Here are three ways the N.C. General Assembly can meet the needs of a growing state without asking more from low- and middle-income taxpayers.
The General Assembly legislative session begins on May 16, the same day teachers plan a day of action to highlight the unmet needs their students face in the classroom and their communities.
While the evidence is quite clear that supporting children’s educational success can generate lifelong benefits for families and the broader economy, the NC General Assembly has consistently prioritized tax cuts for wealthy taxpayers and profitable corporations instead.
This year, their unrelenting pursuit of tax cuts each year is projected to hit a key test. With scheduled personal and corporate tax rate reductions in January 2019, the state General Assembly’s Fiscal Research Division projects that the state tax code won’t be able to keep up current services for the state’s growing population after Fiscal Year 2019-20. That remains true even with the projected over-collections reported last week for that Fiscal Year.
It is time for the General Assembly to set up a tax code to meet the needs of a growing state seeking to compete and deliver a high-quality of life to everyone, no matter where they live, in a way that doesn’t continue to ask more from middle and low-income taxpayers and less from the state’s wealthiest ones.
Here are three options for the General Assembly to consider right away.
1. Stop the scheduled rate reductions in January 2019.
The personal income tax rate is scheduled to drop from 5.499 to 5.25 percent and the corporate income
tax rate from 3 to 2.5 percent in 2019. Stopping the scheduled rate reductions alone will mean $900 million in currently collected state revenue will stay available for investments in education and infrastructure.
2. Return the corporate income tax rate to 5 percent from its current 3 percent level, which is still below its pre-2013 rate of 6.9 percent.
This rate would be in line with neighboring states and would mean $399 million in annual revenue. Very few businesses pay the full corporate income tax because of how they are organized and the availability of various loopholes and tax breaks. In light of the federal tax plan, which cut the federal income tax rate from 35 to 21 percent, the state’s half percentage point of a rate reduction is better spent on investments proven to strengthen economic outcomes and wellbeing.
3. Establish a graduated rate structure for the personal income tax.
By adding two top brackets for taxpayers in the top 1 percent with a rate of 6.499 percent on income above
$500,000 and a rate of 7.499 percent on income above $1 million, North Carolina could align its tax code with ability to pay and ensure that the concentration of income growth at the top is being driven into broad-based benefits for both the wealthy and everyday North Carolinians.
This rate structure for the wealthiest taxpayers, in combination with maintaining the 5.499 percent on income below $500,000 and the standard deduction move to $20,000, would address in part the upside-down nature of the state’s tax code that has been made worse with a flat income tax rate.
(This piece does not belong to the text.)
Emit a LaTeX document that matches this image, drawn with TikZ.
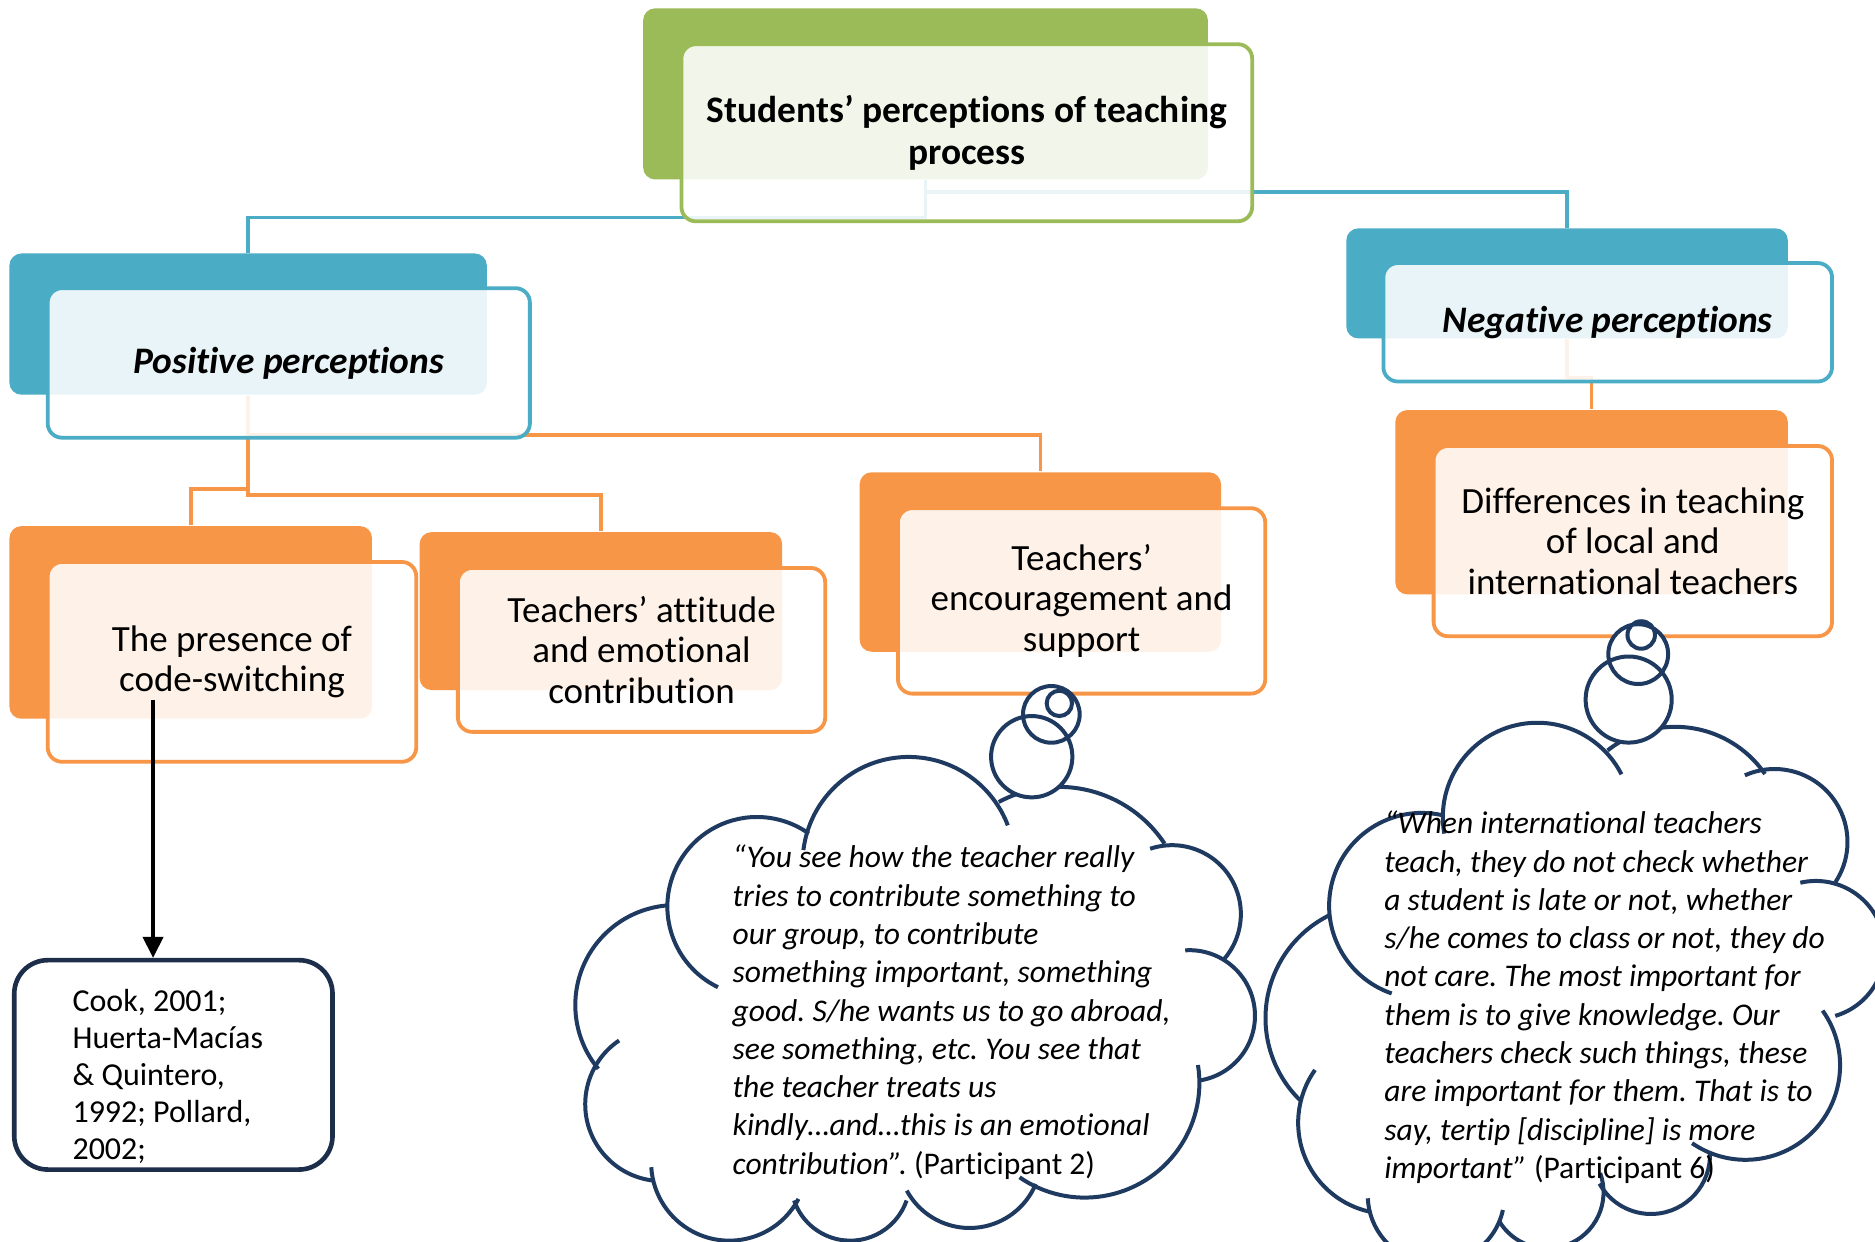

In addition, establishing a tax credit for working taxpayers with children who earn low-incomes would further ensure that these families aren’t carrying a heavier tax load and benefit from a policy design that boosts workforce participation, children’s developmental outcomes and lifetime earnings. Together, this would provide $208 million. 5 Over time, a graduated rate structure is better positioned to keep up with the state’s income growth and helps
address the state’s upside-down tax code that asks more of middle and low-income taxpayers.